** BEGIN Given material **

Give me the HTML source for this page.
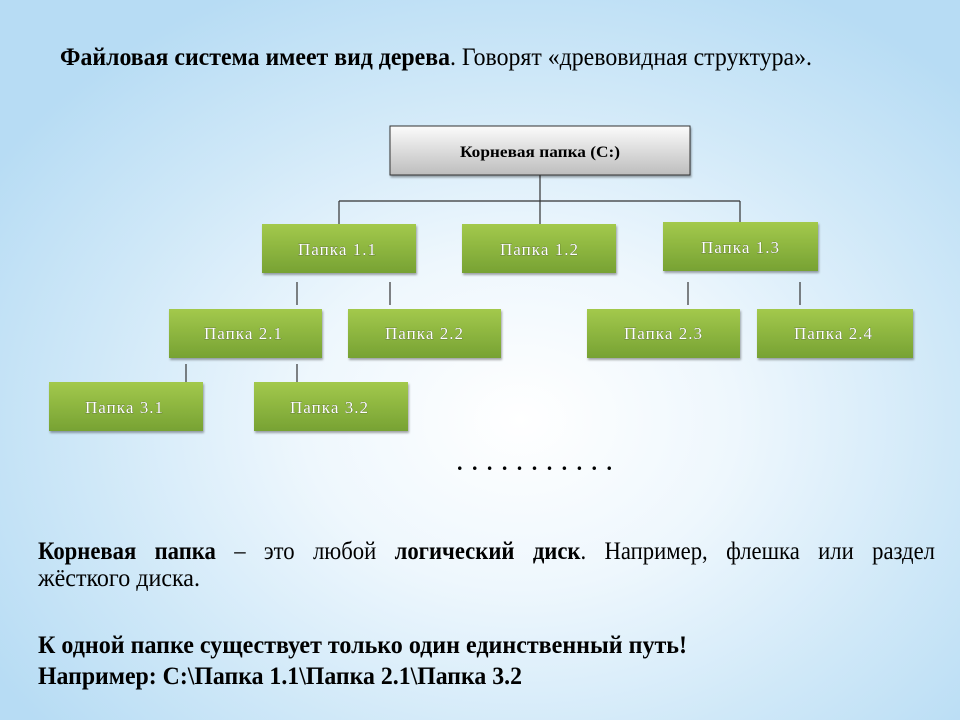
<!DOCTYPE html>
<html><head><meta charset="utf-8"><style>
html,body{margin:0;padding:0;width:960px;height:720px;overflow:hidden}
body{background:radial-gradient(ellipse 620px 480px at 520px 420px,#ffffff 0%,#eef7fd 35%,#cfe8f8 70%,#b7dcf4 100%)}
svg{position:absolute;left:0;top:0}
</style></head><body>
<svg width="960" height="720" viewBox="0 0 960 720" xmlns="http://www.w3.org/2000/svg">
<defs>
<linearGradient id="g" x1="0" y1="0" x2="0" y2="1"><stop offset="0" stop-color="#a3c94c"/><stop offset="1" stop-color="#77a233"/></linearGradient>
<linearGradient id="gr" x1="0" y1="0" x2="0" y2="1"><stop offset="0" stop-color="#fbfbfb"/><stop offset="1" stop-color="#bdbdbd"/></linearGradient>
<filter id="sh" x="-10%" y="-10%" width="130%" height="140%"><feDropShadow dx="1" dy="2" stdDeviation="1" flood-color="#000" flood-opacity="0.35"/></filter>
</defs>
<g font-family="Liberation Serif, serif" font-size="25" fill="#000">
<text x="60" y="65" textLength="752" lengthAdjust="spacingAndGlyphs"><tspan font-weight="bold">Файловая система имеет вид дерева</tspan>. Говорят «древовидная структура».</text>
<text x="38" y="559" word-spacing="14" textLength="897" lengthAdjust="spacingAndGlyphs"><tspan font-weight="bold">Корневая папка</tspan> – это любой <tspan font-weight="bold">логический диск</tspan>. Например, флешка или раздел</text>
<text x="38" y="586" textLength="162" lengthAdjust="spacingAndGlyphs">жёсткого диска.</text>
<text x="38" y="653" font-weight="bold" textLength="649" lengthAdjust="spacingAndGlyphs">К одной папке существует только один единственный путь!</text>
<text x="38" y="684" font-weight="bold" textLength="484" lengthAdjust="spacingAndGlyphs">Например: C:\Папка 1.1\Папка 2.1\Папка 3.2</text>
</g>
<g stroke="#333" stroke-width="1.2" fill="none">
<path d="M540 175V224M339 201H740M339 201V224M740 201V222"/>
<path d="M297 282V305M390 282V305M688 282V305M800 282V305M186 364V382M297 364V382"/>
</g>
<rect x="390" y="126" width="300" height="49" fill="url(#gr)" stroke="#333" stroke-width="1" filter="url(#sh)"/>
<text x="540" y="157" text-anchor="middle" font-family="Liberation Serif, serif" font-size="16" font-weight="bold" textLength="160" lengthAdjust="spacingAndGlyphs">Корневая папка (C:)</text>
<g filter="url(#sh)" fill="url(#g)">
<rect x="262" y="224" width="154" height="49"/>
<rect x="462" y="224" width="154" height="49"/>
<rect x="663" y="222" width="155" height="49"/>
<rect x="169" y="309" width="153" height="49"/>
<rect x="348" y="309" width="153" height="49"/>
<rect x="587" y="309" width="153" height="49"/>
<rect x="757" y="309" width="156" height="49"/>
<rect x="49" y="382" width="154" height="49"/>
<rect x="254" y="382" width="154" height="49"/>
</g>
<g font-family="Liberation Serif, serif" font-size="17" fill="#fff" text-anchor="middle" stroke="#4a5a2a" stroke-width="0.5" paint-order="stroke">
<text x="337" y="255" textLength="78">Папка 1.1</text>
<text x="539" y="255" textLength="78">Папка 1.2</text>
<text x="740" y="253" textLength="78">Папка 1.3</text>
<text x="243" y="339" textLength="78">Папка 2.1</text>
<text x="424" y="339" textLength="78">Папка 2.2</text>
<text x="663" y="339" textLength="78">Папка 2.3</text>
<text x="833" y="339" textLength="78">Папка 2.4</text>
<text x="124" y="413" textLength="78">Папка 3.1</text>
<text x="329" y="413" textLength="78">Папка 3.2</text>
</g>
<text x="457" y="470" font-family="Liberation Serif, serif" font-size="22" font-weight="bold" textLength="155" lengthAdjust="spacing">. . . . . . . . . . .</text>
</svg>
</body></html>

** END Given material **

* Given request *
Every line is to be duplicated exactly, though pictures stay out.

* Final result *
Give me the HTML source for this page.
<!DOCTYPE html>
<html><head><meta charset="utf-8"><style>
html,body{margin:0;padding:0;width:960px;height:720px;overflow:hidden}
body{background:radial-gradient(ellipse 620px 480px at 520px 420px,#ffffff 0%,#eef7fd 35%,#cfe8f8 70%,#b7dcf4 100%)}
svg{position:absolute;left:0;top:0}
</style></head><body>
<svg width="960" height="720" viewBox="0 0 960 720" xmlns="http://www.w3.org/2000/svg">
<defs>
<linearGradient id="g" x1="0" y1="0" x2="0" y2="1"><stop offset="0" stop-color="#a3c94c"/><stop offset="1" stop-color="#77a233"/></linearGradient>
<linearGradient id="gr" x1="0" y1="0" x2="0" y2="1"><stop offset="0" stop-color="#fbfbfb"/><stop offset="1" stop-color="#bdbdbd"/></linearGradient>
<filter id="sh" x="-10%" y="-10%" width="130%" height="140%"><feDropShadow dx="1" dy="2" stdDeviation="1" flood-color="#000" flood-opacity="0.35"/></filter>
</defs>
<g font-family="Liberation Serif, serif" font-size="25" fill="#000">
<text x="60" y="65" textLength="752" lengthAdjust="spacingAndGlyphs"><tspan font-weight="bold">Файловая система имеет вид дерева</tspan>. Говорят «древовидная структура».</text>
<text x="38" y="559" word-spacing="14" textLength="897" lengthAdjust="spacingAndGlyphs"><tspan font-weight="bold">Корневая папка</tspan> – это любой <tspan font-weight="bold">логический диск</tspan>. Например, флешка или раздел</text>
<text x="38" y="586" textLength="162" lengthAdjust="spacingAndGlyphs">жёсткого диска.</text>
<text x="38" y="653" font-weight="bold" textLength="649" lengthAdjust="spacingAndGlyphs">К одной папке существует только один единственный путь!</text>
<text x="38" y="684" font-weight="bold" textLength="484" lengthAdjust="spacingAndGlyphs">Например: C:\Папка 1.1\Папка 2.1\Папка 3.2</text>
</g>
<g stroke="#333" stroke-width="1.2" fill="none">
<path d="M540 175V224M339 201H740M339 201V224M740 201V222"/>
<path d="M297 282V305M390 282V305M688 282V305M800 282V305M186 364V382M297 364V382"/>
</g>
<rect x="390" y="126" width="300" height="49" fill="url(#gr)" stroke="#333" stroke-width="1" filter="url(#sh)"/>
<text x="540" y="157" text-anchor="middle" font-family="Liberation Serif, serif" font-size="16" font-weight="bold" textLength="160" lengthAdjust="spacingAndGlyphs">Корневая папка (C:)</text>
<g filter="url(#sh)" fill="url(#g)">
<rect x="262" y="224" width="154" height="49"/>
<rect x="462" y="224" width="154" height="49"/>
<rect x="663" y="222" width="155" height="49"/>
<rect x="169" y="309" width="153" height="49"/>
<rect x="348" y="309" width="153" height="49"/>
<rect x="587" y="309" width="153" height="49"/>
<rect x="757" y="309" width="156" height="49"/>
<rect x="49" y="382" width="154" height="49"/>
<rect x="254" y="382" width="154" height="49"/>
</g>
<g font-family="Liberation Serif, serif" font-size="17" fill="#fff" text-anchor="middle" stroke="#4a5a2a" stroke-width="0.5" paint-order="stroke">
<text x="337" y="255" textLength="78">Папка 1.1</text>
<text x="539" y="255" textLength="78">Папка 1.2</text>
<text x="740" y="253" textLength="78">Папка 1.3</text>
<text x="243" y="339" textLength="78">Папка 2.1</text>
<text x="424" y="339" textLength="78">Папка 2.2</text>
<text x="663" y="339" textLength="78">Папка 2.3</text>
<text x="833" y="339" textLength="78">Папка 2.4</text>
<text x="124" y="413" textLength="78">Папка 3.1</text>
<text x="329" y="413" textLength="78">Папка 3.2</text>
</g>
<text x="457" y="470" font-family="Liberation Serif, serif" font-size="22" font-weight="bold" textLength="155" lengthAdjust="spacing">. . . . . . . . . . .</text>
</svg>
</body></html>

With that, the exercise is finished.